The Worst Trade In History

Manna-hata, 1609

Henry Hudson was an Englishman working for the Dutch West India Company. He was looking for a new route to Asia when he first sailed down the river that would one day bear his name.

The Lenape people native to the area called the island Manna-hata - ‘a thicket where wood can be found to make bows’ and welcomed the first Europeans to their home. They shared the land, trading guns, beads and wool.

Within a few years, the Dutch built a town at the southern tip of the island and called it New Amsterdam. Then they built a wall 12 feet tall at the northern tip to keep the Lenape and the British out.

Manna-hata, 1626

A Dutchman named Peter Minuit sailed into Manna-hata in 1626. Minuit bought the entire island for 60 guilders - in today’s money, about the cost of an iPhone.

Manna-hata became Manhattan and, after the Brits seized the island in 1864, New Amsterdam became New York (named after the grand old Duke of York).

The road north became Broadway, the 12 feet tall wall became Wall Street.

The British removed the wall in 1699, but the name remained. In 1792, Wall Street opened its first stock exchange…

Looking back, Manna-hata was perhaps the worst trade in history (or the best - depends, doesn’t it?).

Social media Manna-hata

History rhymes.

Today’s social media giants are centralized, hoarding petabytes of our personal data. This fuels data breaches, bias and billions in ad revenue at our expense.

Check out your social media app’s privacy settings - by clicking that box, you allow the app to collect personal info such as:

  • What devices you use.
  • Your device IP and MAC addresses.
  • The personal info you hand over when signing up - name, DOB, email and home address.
  • Your location - constantly tracked and updated.
  • The app content you consume and the ads you click.
  • Other apps and websites you visit.
  • Info shared with ad vendors and analyzed by analytics companies.

It’s free because you’re the product, you’re the merch.

That’s why Meta - the company operating Facebook, Instagram and WhatsApp - is worth almost $1.5 trillion, 98% of its profits from ads leveraging the data of 7 billion monthly users.

Centralized social media makes us all mini-Manna-hatas.

It’s a bad trade.

Decentralization flips the script

In a world where 5.5 billion people use social media for over 2 hours a day, trust matters more than ever. 83% of consumers wonder whether they trust companies to keep their data safe, with 63% opting out of working with a business due to privacy concerns.

Trust has become a commodity of its own.

Trust: The $140 billion trade

Imagine a social media landscape where people aren’t products, but creators in command of their data, their content and their cash.

That’s the world allgram’s building - a decentralized social network etched into the blockchain:

  • Our peer-to-peer architecture revolutionizes social connectivity.
  • Our agentic AI curates personalized, intelligent interactions without invasive tracking.
  • Our decentralized blockchain delivers data sovereignty to every user.
  • Our built-in encryption ensures end-to-end privacy.

Decentralization empowers billions to connect without compromise.

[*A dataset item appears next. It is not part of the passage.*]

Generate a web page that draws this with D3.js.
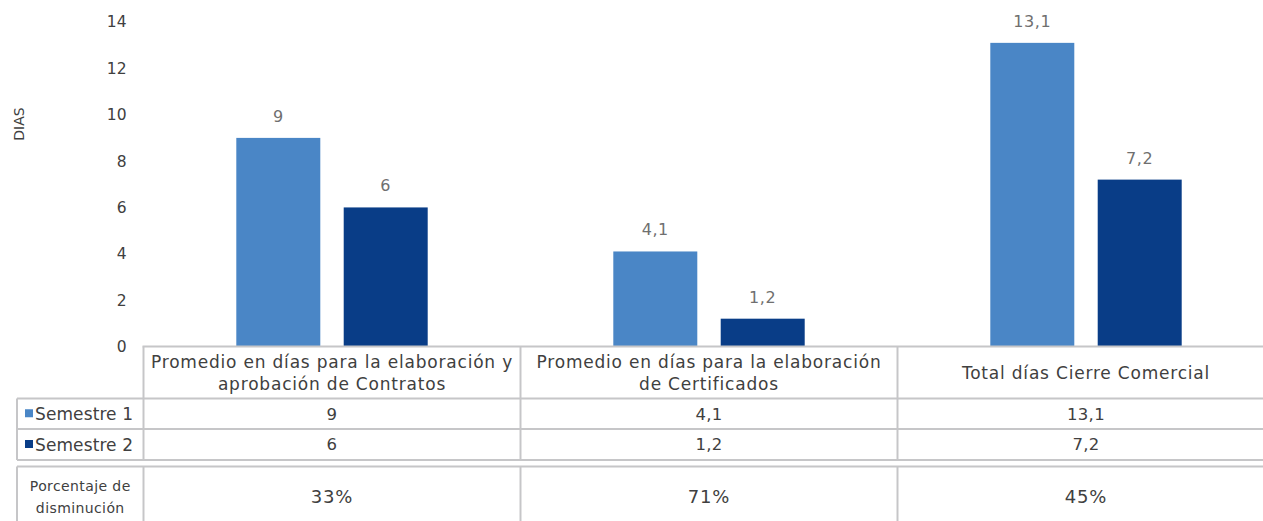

No more data silos, no surveillance capitalism - just pure, user-owned expression.

It’s not just tech - it’s a movement toward trust, equity and innovation.

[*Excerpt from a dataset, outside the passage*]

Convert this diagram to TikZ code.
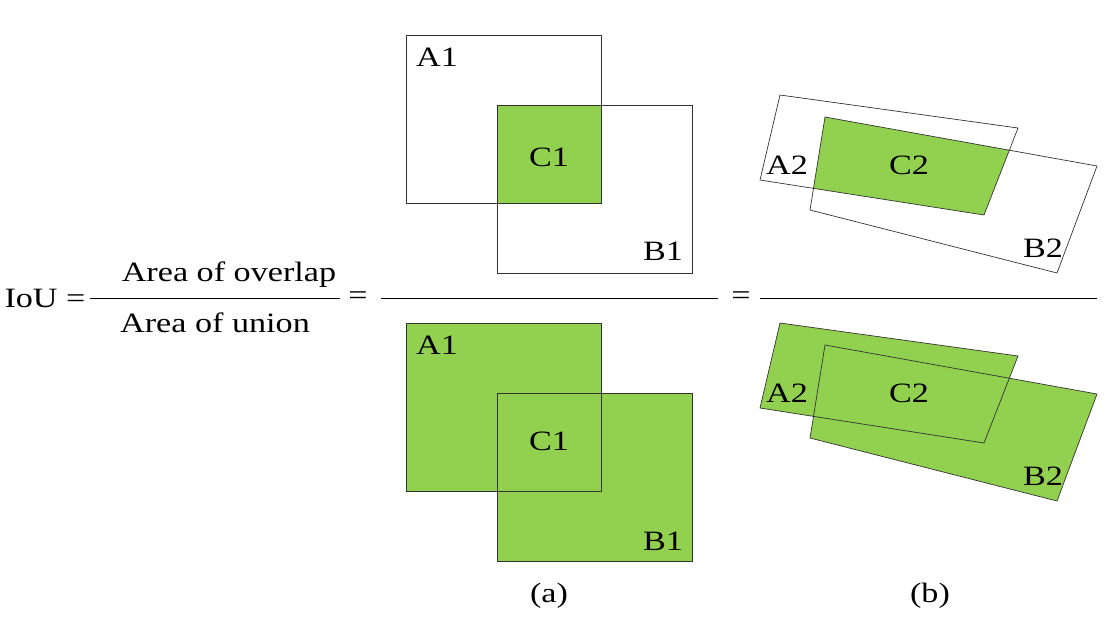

That’s the reason we’re aiming to capture the $140 billion decentralized social media market and redefine Web3.

We’re building a world empowering people to connect without compromise - and that’s why we created and adhere to the Three Laws of Data.

At allgram, your data is yours.

It’s a good trade.

Postscript: Manna-hata redux

In 1926, the Dutch government gifted a monument to New York city. It depicts a Dutchman and a Lenape standing together. The Lenape’s clothes are wrong - they’re Plains Native American, not Lenape.

Today, the monument sits in Battery Park in Lower Manhattan, ferries docked nearby to take tourists to Ellis Island and the Statue of Liberty.

Further north, a bronze plaque sits in Inwood Hill Park. It says:

According to legend, on this site of the principal Manhattan Indian village, Peter Minuit in 1626 purchased Manhattan island for trinkets and beads then worth about 60 guilders.”

Historians now wonder whether the Lenape actually meant to sell Manna-hata at all - cultural differences on ownership and property rights may have confused the trade.

The Lenape likely intended to rent or lease Manhattan to the Dutch - similar to Britain’s 99-year lease on Hong Kong.